Dopo “una forma precipite della natura” e “tempi e densità” prosegue il ciclo di articoli intorno ai molteplici aspetti fotografici della ritrazione di cascate.
Questo brano è composto all’insegna del noto motto “chi non risica non rosica”, concetto che m’appresto esplicitare. Sovente per raggiungere cascate è necessario sottoporsi a percorsi impervi e/o a ripidi declivi. Si può così giungere al sito un po’ ammaccati e scorticati, ma questo rappresenta solo il preludio. Approdati al luogo di interesse, infatti, occorre considerare se l’inquadratura desiderata sia o no praticabile. E qui entra in gioco una … salopette da pescatore.
Si, avete letto bene: non basta un paio di stivali. Il fotografo serio non è un turista che fotografa da un ponticello: prima rischia artiale frattura per scendere a precipizio nella gola di un torrente, onde ottenere ortogonalità; poi si immerge nell’acqua sino al petto. Proprio così: stando a riva, numerosi possono essere gli elementi di disturbo all’inquadratura, in una progressione di estraneità che va dalla semplice disomogeneità della composizione alla vera e propria ostruzione.
Così non vi è altra scelta che calarsi in acqua insieme a stativo e fotocamera. Inverno od estate che sia, per tempi prolungati. Si potrà cadere o far cadere la fotocamera: a me è capitato persino di perdere due elementi tubolari (ritrovati sott’acqua in una sessione successiva) di un pesante Manfrotto senza nemmeno avvedermene, tale era il fragore dell’acqua in tumultuosa caduta che mi attorniava. In situazioni del genere il mio modus operandi si attesta sulla seguente delimitazione spaziotemporale: non più di tre ore entro una decina di metri quadrati. Il dato spaziale trova origine nella constatazione che in posti del genere si beneficia di una notevole ricchezza di ravvicinati spunti, nella multiforme relazione tra roccia ed acqua.

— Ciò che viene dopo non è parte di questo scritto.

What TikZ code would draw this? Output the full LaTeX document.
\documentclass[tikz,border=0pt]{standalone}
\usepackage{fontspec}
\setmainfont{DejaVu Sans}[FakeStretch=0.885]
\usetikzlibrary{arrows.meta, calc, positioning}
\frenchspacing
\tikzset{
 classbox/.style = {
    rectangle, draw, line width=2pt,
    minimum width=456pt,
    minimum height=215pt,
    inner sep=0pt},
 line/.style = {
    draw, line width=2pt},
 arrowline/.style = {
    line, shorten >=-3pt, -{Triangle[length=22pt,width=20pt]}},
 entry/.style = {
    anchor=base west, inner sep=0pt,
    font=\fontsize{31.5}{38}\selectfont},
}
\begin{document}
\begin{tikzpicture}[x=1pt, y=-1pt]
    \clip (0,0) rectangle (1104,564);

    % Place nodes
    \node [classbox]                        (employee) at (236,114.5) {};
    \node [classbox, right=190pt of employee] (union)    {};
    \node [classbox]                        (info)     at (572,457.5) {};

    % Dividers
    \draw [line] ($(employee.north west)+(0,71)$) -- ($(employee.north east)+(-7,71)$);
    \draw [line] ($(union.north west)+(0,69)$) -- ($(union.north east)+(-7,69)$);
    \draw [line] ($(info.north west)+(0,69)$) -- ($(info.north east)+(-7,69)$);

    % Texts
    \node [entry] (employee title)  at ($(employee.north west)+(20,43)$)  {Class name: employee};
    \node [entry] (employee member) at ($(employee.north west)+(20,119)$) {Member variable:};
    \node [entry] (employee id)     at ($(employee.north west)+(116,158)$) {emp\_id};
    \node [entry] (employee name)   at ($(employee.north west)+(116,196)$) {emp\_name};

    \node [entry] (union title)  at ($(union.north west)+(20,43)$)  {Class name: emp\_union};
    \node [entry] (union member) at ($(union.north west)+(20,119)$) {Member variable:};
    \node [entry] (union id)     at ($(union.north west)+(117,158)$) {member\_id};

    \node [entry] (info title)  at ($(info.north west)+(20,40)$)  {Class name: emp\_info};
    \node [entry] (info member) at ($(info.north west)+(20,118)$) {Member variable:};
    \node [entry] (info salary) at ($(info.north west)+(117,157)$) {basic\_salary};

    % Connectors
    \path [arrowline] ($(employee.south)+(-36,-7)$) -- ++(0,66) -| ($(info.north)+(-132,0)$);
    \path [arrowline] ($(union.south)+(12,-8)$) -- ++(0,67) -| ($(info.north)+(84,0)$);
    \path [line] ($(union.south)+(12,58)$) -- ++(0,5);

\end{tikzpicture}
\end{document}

Il dato temporale, invece, nasce dalla necessità di prevenire (ulteriori, se del caso) infortuni: dopo tre ore di lavoro, l’attenzione e l’energia ineluttabilmente subiscono una flessione
Ma vi è anche un altro motivo, certamente non secondario, per concludere la sessione: l’avvento di indesiderate lame di luce. Il fotografo serio, insomma, così come non può tollerare che elementi di disturbo interferiscano nell’inquadratura, ricerca la pulizia formale anche attraverso l’omogeneità illuminatoria: si reca nel sito quando ancora l’oscurità della notte non si è totalmente dissolta (fase critica: occorre prestare attenzione alle insidie nascoste nella morfologia del terreno) e se ne allontana non appena chiazze di luce oscenamente baluginanti guastano l’armonia della composizione
Accade infatti che le gole di torrenti serbino omogeneità illuminatoria per un tempo sufficiente ad una discreta applicazione, ma ad un certo momento nella parte alta dell’inquadratura i raggi solari iniziano a svolgere la loro azione guastatoria. Il fotografo consapevole, a questo punto è già lì che fa rientrare gli elementi dello stativo, esamina lo stato di umidità degli accessori, si sincera che i filtri siano al sicuro entro serrate cerniere di scomparti.
Se ne evince, in misura complessiva: non cedere a compromessi. Non lesinare alcun mezzo per raggiungere lo scopo, non accontentarsi di soluzioni inadeguate, non concedersi iato tra ideale e prassi.
Solo così il risultato sarà il frutto di una scelta che è libera e compiuta perché non ha abdicato ad impegno e conoscenza.